For comparison, the World Food Program had planned to give North Korea just over 500,000 tonnes of cereals in 2005, and South Korea independently provided 500,000 tonnes in 2005, leaving a theoretical deficit of at least another half million tonnes, plus whatever the North Koreans refused to take or donors refused to give (in light of North Korea’s refusal of monitoring) at the end of 2005. There are no reliable figures on what China gave, although whatever China gave was completely unmonitored. Carte blanche.
Thus far, there are no clear signs of famine.
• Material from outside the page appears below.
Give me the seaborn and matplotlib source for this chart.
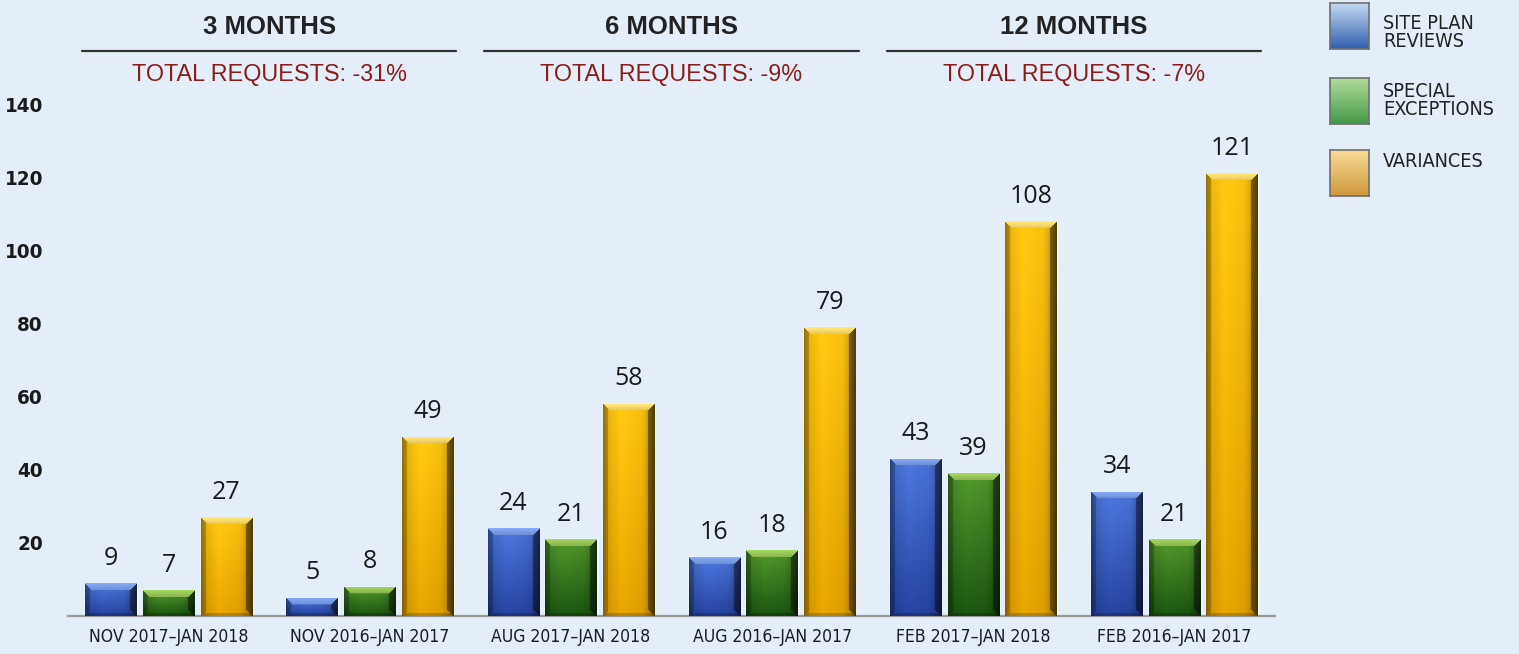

I’d obviously be happy to be proven overly alarmist here, but we’re not even close to being past the danger point:
The UN agency has repeatedly warned that the famine which may have left up to two million dead in the 1990s could recur unless urgent action is taken. UN’s food aid to North Korea, however, ended on December 31 after Pyongyang said it no longer needed emergency shipments from international agencies.
Indeed, this is about the time I’d expect to see signs of famine, presuming that the information makes its way out. Daily NK keeps extraordinarily close tabs on commodity prices, but nothing very conclusive there yet.